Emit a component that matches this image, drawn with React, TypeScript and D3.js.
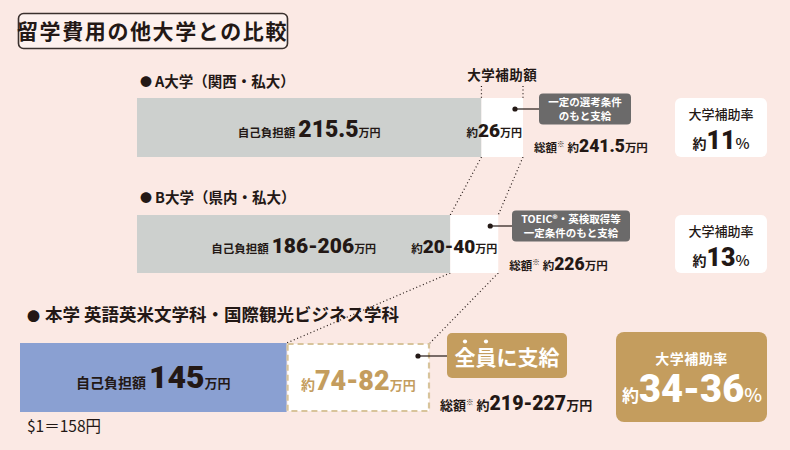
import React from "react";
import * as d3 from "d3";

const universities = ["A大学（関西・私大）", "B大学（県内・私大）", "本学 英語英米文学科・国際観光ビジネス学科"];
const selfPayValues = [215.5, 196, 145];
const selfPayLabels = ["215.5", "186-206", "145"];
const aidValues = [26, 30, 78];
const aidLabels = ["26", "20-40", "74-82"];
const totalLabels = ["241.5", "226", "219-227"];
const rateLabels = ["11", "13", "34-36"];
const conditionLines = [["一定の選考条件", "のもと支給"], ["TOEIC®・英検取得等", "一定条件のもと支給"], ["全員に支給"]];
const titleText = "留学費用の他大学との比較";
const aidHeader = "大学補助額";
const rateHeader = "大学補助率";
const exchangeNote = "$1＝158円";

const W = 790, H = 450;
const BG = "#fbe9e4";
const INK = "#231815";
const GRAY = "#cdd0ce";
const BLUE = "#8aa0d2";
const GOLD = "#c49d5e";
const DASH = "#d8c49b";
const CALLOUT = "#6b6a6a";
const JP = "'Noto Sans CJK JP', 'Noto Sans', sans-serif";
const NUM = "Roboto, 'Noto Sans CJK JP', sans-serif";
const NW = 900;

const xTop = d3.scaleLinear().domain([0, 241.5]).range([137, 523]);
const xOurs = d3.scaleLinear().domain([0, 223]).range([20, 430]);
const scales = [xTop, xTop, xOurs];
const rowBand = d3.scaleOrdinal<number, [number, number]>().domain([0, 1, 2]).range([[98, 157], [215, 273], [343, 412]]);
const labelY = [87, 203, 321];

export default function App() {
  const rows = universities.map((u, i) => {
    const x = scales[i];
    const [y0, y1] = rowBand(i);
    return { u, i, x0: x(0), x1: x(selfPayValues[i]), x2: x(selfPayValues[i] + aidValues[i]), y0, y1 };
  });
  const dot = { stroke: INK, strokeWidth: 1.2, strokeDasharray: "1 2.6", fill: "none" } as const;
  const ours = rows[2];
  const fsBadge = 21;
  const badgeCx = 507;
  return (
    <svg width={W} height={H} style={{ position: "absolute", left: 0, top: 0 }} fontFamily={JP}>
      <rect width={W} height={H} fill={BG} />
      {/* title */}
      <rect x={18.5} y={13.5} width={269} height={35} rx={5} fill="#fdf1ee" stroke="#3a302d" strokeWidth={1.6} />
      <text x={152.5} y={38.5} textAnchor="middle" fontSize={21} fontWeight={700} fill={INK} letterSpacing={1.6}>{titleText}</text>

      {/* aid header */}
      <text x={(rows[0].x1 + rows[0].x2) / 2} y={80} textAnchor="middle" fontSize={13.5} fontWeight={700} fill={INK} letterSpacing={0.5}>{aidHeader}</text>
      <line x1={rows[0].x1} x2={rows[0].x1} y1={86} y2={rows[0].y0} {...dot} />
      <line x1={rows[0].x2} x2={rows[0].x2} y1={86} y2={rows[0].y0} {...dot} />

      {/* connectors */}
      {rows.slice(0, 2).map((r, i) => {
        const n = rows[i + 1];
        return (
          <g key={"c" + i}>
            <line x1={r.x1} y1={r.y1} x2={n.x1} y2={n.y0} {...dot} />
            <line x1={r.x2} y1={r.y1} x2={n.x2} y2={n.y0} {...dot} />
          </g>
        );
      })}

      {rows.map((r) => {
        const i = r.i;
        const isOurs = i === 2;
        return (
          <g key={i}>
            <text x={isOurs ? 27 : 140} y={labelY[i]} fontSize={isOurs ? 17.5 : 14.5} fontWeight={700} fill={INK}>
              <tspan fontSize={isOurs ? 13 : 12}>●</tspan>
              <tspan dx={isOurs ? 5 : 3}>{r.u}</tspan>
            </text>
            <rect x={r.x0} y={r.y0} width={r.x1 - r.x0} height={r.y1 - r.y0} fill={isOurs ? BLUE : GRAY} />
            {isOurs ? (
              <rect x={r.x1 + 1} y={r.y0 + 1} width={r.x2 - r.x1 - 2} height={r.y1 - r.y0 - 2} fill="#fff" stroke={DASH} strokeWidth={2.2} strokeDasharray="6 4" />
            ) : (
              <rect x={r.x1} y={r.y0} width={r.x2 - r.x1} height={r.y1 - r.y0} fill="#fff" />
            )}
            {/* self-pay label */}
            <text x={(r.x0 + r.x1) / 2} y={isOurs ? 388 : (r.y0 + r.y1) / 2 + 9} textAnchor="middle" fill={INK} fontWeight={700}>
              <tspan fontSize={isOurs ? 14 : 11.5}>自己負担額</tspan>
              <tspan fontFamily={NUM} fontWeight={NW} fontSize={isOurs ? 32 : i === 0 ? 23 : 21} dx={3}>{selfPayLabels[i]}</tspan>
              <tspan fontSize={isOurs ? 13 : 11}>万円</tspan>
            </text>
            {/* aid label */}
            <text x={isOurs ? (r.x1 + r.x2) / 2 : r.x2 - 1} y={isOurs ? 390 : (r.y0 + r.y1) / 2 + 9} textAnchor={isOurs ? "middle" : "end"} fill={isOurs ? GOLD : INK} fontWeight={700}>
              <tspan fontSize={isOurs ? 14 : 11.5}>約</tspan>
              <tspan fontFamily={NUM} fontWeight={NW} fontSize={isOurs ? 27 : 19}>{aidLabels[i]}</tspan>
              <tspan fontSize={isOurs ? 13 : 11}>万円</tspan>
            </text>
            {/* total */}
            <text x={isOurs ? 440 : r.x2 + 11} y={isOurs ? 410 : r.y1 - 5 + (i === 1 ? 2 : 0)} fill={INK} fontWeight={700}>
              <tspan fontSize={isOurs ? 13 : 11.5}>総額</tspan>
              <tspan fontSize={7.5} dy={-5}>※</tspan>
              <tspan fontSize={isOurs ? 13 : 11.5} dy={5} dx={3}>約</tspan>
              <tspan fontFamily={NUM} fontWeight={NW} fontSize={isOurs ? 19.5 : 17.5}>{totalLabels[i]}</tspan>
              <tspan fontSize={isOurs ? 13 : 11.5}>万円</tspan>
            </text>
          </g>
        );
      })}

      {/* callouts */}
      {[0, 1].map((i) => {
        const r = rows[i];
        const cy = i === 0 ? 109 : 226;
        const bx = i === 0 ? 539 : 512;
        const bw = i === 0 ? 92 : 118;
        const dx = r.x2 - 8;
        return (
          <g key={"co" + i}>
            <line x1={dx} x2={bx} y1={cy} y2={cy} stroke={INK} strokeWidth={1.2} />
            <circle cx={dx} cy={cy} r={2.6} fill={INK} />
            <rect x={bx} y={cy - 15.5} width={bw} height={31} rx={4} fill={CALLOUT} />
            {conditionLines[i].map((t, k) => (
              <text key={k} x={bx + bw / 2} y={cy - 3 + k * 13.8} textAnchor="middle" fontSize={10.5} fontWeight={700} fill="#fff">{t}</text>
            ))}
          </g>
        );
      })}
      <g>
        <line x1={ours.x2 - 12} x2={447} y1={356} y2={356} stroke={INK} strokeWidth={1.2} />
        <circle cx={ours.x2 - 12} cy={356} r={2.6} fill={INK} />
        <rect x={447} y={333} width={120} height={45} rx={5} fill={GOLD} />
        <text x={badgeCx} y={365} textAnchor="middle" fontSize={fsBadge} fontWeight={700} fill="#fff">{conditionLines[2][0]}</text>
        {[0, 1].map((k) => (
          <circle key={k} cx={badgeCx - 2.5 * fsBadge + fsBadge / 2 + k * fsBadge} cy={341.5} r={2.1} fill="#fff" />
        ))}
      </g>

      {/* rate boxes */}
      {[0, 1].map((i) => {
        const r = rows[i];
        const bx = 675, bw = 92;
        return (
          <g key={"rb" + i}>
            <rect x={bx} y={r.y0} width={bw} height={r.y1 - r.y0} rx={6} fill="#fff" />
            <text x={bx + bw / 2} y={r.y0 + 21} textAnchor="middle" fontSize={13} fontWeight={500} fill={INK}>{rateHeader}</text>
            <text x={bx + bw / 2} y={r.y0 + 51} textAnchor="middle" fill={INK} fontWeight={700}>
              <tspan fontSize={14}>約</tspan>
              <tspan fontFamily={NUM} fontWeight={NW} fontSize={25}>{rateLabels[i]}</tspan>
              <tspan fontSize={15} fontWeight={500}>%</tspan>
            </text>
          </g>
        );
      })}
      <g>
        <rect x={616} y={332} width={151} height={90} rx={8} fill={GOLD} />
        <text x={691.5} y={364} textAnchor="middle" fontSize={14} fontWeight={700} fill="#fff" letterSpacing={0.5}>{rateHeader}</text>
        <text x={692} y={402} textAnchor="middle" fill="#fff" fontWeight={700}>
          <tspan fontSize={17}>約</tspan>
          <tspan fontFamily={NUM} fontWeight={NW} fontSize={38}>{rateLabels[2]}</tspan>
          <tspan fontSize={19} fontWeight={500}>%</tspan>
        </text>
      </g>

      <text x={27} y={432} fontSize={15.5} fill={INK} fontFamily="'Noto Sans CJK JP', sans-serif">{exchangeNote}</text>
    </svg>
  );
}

|---|

Pictures are excluded: retype only the lines from the beginning of the listing above through the line with "const labelY = [87, 203, 321];", both included.

Emit a component that matches this image, drawn with React, TypeScript and D3.js.
import React from "react";
import * as d3 from "d3";

const universities = ["A大学（関西・私大）", "B大学（県内・私大）", "本学 英語英米文学科・国際観光ビジネス学科"];
const selfPayValues = [215.5, 196, 145];
const selfPayLabels = ["215.5", "186-206", "145"];
const aidValues = [26, 30, 78];
const aidLabels = ["26", "20-40", "74-82"];
const totalLabels = ["241.5", "226", "219-227"];
const rateLabels = ["11", "13", "34-36"];
const conditionLines = [["一定の選考条件", "のもと支給"], ["TOEIC®・英検取得等", "一定条件のもと支給"], ["全員に支給"]];
const titleText = "留学費用の他大学との比較";
const aidHeader = "大学補助額";
const rateHeader = "大学補助率";
const exchangeNote = "$1＝158円";

const W = 790, H = 450;
const BG = "#fbe9e4";
const INK = "#231815";
const GRAY = "#cdd0ce";
const BLUE = "#8aa0d2";
const GOLD = "#c49d5e";
const DASH = "#d8c49b";
const CALLOUT = "#6b6a6a";
const JP = "'Noto Sans CJK JP', 'Noto Sans', sans-serif";
const NUM = "Roboto, 'Noto Sans CJK JP', sans-serif";
const NW = 900;

const xTop = d3.scaleLinear().domain([0, 241.5]).range([137, 523]);
const xOurs = d3.scaleLinear().domain([0, 223]).range([20, 430]);
const scales = [xTop, xTop, xOurs];
const rowBand = d3.scaleOrdinal<number, [number, number]>().domain([0, 1, 2]).range([[98, 157], [215, 273], [343, 412]]);
const labelY = [87, 203, 321];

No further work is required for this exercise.